16. Lembrar da Bíblia – belíssimas histórias desde a Criação, a árvore do Bem e do Mal, Caim e Abel, Abraão e Isaac, José e seus irmãos, Sodoma e Gomorra, o Dilúvio, Jonas dentro do peixe, todas histórias fantásticas.

17. O romancista e o contista não se bicam? Dizem que o romancista não escreve contos, porque o conto é síntese ao contrário do romance. Verdade? Flaubert criou o romance realista com “Madame Bovary” e o romance moderno com “As tentações de Santo Antão”, depois publicou “Três contos”, que tem a belíssima história da infeliz Felicidade, que é uma suma de toda sua obra e ele mesmo julgou em uma carta: “Tenho a impressão de que a prosa francesa pode chegar a uma beleza de que mal se faz ideia”.
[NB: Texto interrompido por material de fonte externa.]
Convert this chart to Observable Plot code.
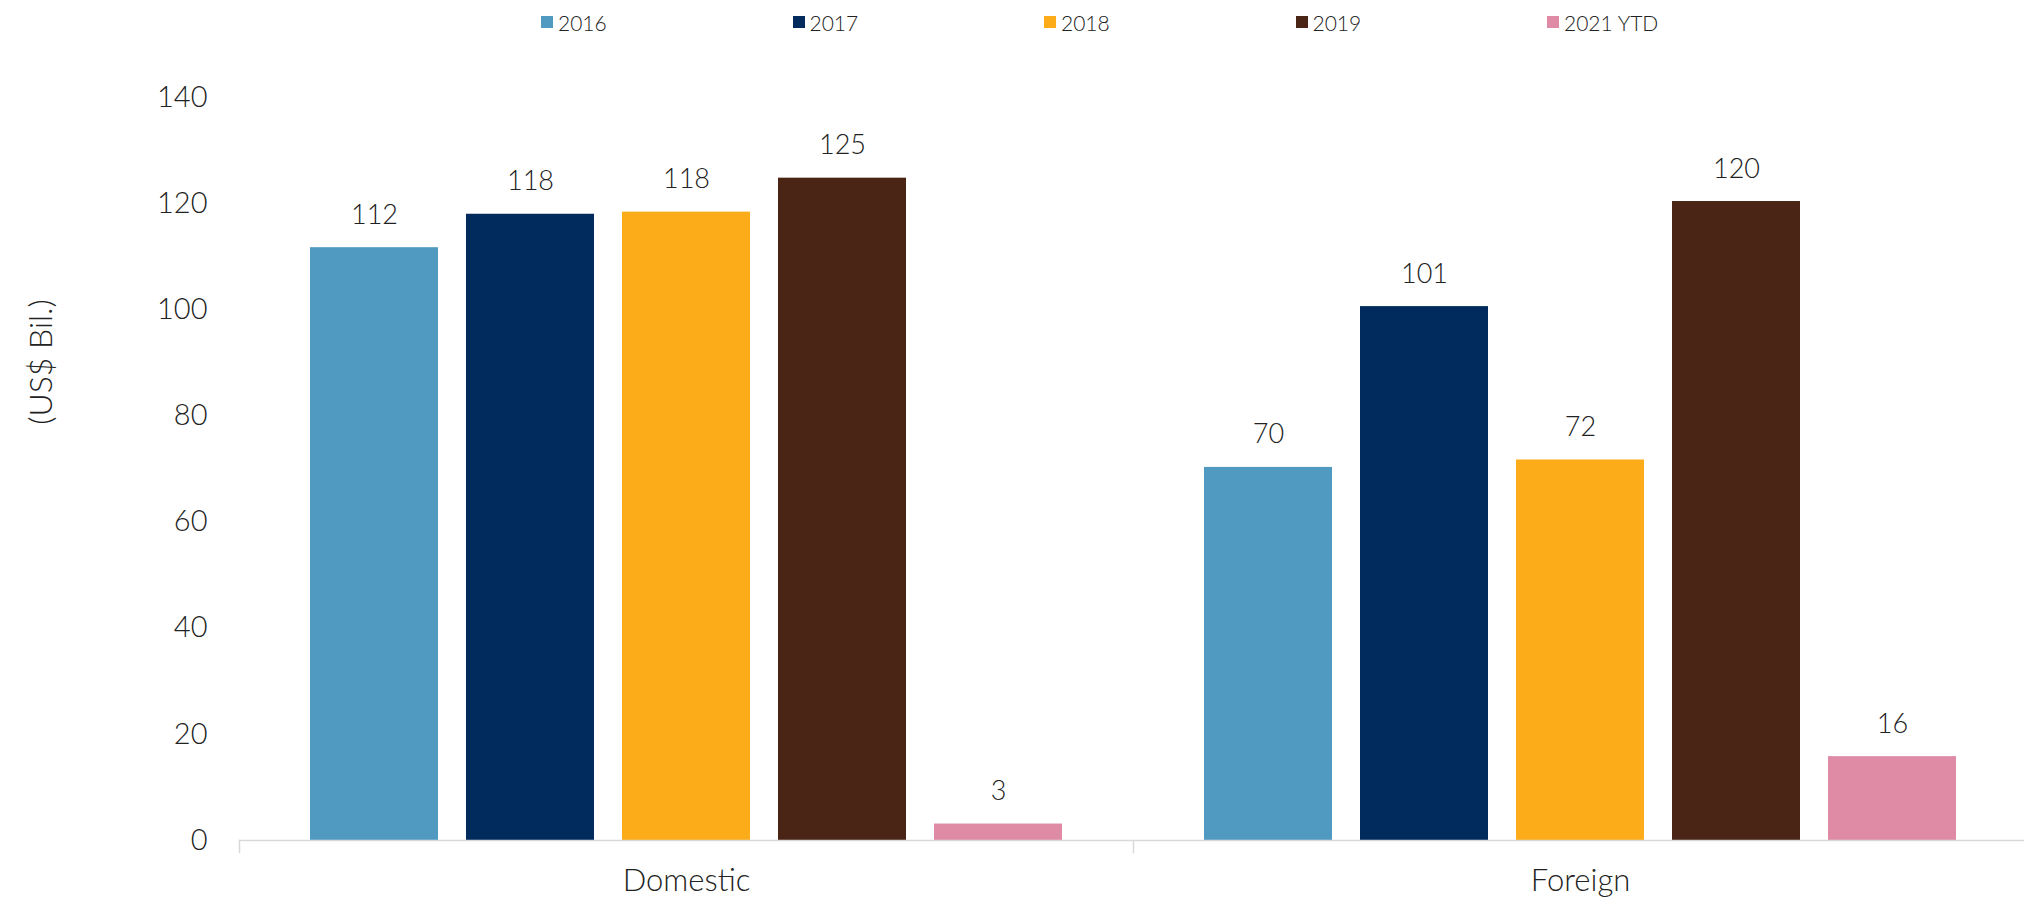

Sem falar de Machado de Assis e tantos outros romancistas e contistas ao mesmo tempo. Ser ao mesmo tempo poeta é mais difícil, embora o próprio Machado tenha 10 poemas antológicos.

18. Ainda hoje se pergunta: Mas o que é um conto? Conto é o que o autor quer que seja conto, brincou Mário de Andrade. É mesmo? Brincadeira é brincadeira.

19. É preciso a personagem. Captar o momento crítico da personagem. Chegar à sua epifania.

20. Por fim lembremos Shakespeare: “A vida não é mais que uma história contada por um idiota”. 

21. Mas Macbeth completa: “cheia de som e fúria”. E aqui já entramos no romance de William Faulkner “Som e fúria”, que é a história de uma família contada pelo idiota de família, Benjy, e essa maneira de narrar agrada tanto o romancista que ele acaba narrando como um idiota todo o livro.

22. Qual é a diferença entre o romance e o conto? O conto termina com a menina na ponta dos pés espiando a cena no interior da casa, isto é, termina onde começa o romance. São dois mundos distintos.